3. Briny’s Extra-sodium Soy Sauce: For those on a sodium-augmented diet. Ask your doctor if Briny’s Extra-sodium Soy Sauce is right for you. May cause drowsiness in sleepy people.
4. I Can’t Believe It’s Not Lymph Nodes: General Foods is at it again. This time with whatever else was left on the slaughterhouse floor. Originally marketed as Abattoir’s Sluice Treats.
5. Kraft Cheez-ernutter: Finally a pliable emulsion combining the convenience of semi-permeable Cheez Whiz with the gooey madness of marshmallow crème (whatever that is). Comes co-branded with Sara Lee’s Multi-grain Manhole Covers.

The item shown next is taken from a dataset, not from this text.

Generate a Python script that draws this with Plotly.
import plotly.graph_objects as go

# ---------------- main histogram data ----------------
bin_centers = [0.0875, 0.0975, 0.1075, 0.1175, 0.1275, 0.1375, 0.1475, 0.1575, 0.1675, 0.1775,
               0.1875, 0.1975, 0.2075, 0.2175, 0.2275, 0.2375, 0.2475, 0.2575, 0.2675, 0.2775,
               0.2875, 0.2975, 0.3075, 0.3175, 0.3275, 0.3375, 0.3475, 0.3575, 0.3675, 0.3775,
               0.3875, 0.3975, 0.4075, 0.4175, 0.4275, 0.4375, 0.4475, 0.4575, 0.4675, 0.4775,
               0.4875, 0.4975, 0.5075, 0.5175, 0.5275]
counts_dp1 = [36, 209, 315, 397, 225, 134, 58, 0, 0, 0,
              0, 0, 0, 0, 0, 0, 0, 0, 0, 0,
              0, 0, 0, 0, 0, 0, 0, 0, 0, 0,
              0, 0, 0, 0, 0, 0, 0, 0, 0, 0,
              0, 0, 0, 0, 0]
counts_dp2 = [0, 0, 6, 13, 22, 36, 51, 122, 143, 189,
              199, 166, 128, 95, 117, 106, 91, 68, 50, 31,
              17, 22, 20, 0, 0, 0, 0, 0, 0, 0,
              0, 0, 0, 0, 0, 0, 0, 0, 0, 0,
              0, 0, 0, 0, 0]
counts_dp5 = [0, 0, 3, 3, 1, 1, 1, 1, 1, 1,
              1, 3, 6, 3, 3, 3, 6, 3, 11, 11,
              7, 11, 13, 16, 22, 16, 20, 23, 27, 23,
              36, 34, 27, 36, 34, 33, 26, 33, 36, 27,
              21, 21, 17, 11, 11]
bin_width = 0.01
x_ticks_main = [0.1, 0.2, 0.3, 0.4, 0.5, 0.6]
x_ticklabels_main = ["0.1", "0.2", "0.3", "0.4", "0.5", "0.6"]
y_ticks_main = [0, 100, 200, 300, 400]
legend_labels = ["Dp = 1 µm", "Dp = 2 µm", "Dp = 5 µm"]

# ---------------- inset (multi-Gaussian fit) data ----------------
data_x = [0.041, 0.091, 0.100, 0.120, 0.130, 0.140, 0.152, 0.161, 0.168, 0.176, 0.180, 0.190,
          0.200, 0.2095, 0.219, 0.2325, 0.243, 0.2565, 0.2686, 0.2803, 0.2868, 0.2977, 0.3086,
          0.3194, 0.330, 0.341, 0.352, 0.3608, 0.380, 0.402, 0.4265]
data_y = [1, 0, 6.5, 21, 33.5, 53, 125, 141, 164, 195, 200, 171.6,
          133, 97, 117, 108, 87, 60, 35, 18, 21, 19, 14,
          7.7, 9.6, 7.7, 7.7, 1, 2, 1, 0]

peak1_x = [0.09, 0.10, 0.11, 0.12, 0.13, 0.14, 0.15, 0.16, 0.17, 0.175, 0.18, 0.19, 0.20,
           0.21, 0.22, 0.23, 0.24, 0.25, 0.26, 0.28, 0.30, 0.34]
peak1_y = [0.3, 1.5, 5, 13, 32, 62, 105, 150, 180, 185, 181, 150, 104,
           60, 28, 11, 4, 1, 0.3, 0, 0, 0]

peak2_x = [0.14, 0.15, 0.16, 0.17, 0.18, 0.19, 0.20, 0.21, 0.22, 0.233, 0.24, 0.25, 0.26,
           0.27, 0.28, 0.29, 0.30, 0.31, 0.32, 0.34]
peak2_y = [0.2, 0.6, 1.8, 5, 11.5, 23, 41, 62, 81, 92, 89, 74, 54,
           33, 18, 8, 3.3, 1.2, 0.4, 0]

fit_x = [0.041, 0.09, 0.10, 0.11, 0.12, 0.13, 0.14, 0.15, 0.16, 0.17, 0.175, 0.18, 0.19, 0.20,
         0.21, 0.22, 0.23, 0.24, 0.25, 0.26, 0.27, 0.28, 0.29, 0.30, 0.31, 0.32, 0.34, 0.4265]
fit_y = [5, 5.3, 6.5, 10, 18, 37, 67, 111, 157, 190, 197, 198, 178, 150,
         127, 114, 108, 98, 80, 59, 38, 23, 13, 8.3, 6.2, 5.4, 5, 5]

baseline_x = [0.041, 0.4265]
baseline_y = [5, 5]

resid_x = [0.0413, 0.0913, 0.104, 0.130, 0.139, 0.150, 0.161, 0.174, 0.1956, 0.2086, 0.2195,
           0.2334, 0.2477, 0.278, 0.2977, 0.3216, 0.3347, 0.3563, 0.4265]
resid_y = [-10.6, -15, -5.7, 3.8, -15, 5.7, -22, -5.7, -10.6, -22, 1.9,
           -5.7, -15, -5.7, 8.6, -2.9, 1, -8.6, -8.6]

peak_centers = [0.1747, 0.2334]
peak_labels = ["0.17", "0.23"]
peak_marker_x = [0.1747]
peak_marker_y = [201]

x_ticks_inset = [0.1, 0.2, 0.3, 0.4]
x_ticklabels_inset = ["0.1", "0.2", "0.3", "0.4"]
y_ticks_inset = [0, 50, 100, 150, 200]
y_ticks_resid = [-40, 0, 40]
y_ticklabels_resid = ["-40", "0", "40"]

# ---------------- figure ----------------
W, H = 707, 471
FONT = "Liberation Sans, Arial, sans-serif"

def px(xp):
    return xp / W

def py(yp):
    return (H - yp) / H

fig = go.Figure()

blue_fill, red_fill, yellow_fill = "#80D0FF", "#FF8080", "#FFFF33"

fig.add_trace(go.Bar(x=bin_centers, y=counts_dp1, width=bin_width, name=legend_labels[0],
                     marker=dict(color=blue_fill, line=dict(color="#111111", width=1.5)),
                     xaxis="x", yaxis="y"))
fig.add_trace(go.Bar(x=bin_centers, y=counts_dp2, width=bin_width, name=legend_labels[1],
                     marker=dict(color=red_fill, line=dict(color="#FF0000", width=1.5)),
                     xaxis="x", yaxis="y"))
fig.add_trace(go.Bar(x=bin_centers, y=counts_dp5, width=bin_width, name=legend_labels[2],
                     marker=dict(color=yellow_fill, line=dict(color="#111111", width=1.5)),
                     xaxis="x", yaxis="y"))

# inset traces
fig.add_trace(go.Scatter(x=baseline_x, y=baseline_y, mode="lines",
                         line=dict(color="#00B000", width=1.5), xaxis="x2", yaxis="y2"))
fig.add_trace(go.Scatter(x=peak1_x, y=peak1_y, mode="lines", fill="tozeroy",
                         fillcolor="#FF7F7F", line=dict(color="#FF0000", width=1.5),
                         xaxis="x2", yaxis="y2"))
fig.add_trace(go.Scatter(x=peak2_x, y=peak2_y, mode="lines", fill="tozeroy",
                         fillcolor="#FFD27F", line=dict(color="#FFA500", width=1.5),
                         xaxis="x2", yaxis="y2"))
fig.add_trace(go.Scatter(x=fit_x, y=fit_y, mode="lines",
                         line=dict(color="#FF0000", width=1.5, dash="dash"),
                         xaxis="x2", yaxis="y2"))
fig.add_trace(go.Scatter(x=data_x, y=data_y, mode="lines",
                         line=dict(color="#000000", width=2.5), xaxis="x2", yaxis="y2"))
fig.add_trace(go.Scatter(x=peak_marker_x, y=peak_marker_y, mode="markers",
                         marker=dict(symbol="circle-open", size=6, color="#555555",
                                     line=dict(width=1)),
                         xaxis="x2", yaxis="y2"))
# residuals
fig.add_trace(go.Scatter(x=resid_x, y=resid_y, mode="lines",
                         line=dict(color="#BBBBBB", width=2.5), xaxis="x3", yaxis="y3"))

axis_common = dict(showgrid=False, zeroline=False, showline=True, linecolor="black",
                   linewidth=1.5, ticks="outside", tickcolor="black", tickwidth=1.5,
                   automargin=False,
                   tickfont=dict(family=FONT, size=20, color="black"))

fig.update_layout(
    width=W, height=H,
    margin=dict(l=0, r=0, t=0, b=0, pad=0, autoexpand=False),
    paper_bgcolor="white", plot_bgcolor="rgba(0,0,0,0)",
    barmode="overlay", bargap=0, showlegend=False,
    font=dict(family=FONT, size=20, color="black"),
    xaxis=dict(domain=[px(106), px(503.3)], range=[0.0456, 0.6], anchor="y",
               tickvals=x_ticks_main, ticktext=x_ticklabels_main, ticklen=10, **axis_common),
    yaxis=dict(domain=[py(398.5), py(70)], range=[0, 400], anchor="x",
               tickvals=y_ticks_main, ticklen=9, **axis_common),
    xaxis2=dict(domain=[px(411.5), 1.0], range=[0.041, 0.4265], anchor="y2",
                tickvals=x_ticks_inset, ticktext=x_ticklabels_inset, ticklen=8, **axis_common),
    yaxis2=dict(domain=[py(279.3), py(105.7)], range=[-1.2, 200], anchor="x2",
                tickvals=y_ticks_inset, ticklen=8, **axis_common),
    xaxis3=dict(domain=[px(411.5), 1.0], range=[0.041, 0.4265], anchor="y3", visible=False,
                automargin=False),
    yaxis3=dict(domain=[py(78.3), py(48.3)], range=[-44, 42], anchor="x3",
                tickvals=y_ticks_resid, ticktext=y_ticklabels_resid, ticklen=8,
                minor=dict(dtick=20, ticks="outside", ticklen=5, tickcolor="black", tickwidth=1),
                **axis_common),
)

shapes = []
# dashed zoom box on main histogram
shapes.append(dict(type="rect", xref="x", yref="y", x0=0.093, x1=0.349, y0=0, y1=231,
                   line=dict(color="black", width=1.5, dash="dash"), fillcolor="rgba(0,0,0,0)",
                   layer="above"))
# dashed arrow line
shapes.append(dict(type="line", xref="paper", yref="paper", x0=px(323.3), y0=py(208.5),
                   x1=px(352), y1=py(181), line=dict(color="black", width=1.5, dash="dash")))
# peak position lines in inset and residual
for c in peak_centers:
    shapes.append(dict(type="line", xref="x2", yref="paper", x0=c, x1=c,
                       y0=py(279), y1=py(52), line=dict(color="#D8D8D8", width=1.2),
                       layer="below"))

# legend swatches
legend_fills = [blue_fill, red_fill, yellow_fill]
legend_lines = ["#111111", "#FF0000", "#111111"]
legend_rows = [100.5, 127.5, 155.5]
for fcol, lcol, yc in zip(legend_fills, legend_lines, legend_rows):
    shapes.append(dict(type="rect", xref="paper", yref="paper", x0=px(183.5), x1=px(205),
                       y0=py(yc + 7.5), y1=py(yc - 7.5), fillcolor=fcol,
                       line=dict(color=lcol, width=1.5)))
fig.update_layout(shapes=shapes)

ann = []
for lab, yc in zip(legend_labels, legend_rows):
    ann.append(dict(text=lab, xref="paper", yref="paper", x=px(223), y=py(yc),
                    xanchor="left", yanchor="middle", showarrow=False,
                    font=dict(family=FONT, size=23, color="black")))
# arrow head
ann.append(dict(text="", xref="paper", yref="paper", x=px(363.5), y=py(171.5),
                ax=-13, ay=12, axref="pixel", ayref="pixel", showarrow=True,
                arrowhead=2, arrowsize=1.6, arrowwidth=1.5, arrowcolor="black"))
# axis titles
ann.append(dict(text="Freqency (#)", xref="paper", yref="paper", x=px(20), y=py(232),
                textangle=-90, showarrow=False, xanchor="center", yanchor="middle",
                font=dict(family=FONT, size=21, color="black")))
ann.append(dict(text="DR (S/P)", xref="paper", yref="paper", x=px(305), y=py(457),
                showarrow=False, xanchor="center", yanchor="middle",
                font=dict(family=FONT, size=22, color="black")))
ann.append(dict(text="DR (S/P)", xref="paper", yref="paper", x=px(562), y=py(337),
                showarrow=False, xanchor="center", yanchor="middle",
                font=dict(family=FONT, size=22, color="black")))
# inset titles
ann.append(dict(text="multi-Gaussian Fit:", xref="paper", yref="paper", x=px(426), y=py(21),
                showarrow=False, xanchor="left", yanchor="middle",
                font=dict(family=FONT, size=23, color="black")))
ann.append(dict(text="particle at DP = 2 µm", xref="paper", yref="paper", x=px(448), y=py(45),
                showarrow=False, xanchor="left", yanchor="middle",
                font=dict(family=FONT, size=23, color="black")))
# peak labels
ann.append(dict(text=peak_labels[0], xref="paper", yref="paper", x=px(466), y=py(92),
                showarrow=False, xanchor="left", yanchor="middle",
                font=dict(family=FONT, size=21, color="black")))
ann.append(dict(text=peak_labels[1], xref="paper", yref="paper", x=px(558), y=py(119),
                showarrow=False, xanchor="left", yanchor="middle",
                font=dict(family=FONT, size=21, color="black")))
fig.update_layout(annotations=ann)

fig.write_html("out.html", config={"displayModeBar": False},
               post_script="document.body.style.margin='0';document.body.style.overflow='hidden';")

6. Brennan’s Very Dirty Rice: Made at their prison-labor plant in Typhoid Springs, Louisiana, this new take on an old favorite is popular with hospice patients and the nurses who love them.
7. Newman’s Own Nothings: A pouch of self-satisfied air consumers can feel good about purchasing; as all proceeds go to a bunch of vague do-gooders.
8. Nabisco Extra-Crispy Frackers: Freeze-dried crunchy remains of oil workers who died while fracking. Marketed under the slogan: They’re so Fracking good you’ll want to horizontally drill a loved one.
9. Yeech! : A kind of Headcheese, but made from the asses of expired zoo animals. Greenpeace assures Vegans that no plants were harmed in the making of this product.
10. Orange-Flavored Quik: Nestlé’s marketing dept. figured if America could elect an orange-flavored President, why wouldn’t at least 46% of the people want an orange-flavored milk beverage
11. Kellogg’s Unfrosted Maxi-Wheats: For the contrarian cereal eater who finds Frosted Mini-Wheats a little too cutesy.
12. Gerber’s Strained Credulity: A grained-based baby food that’s hard to believe in.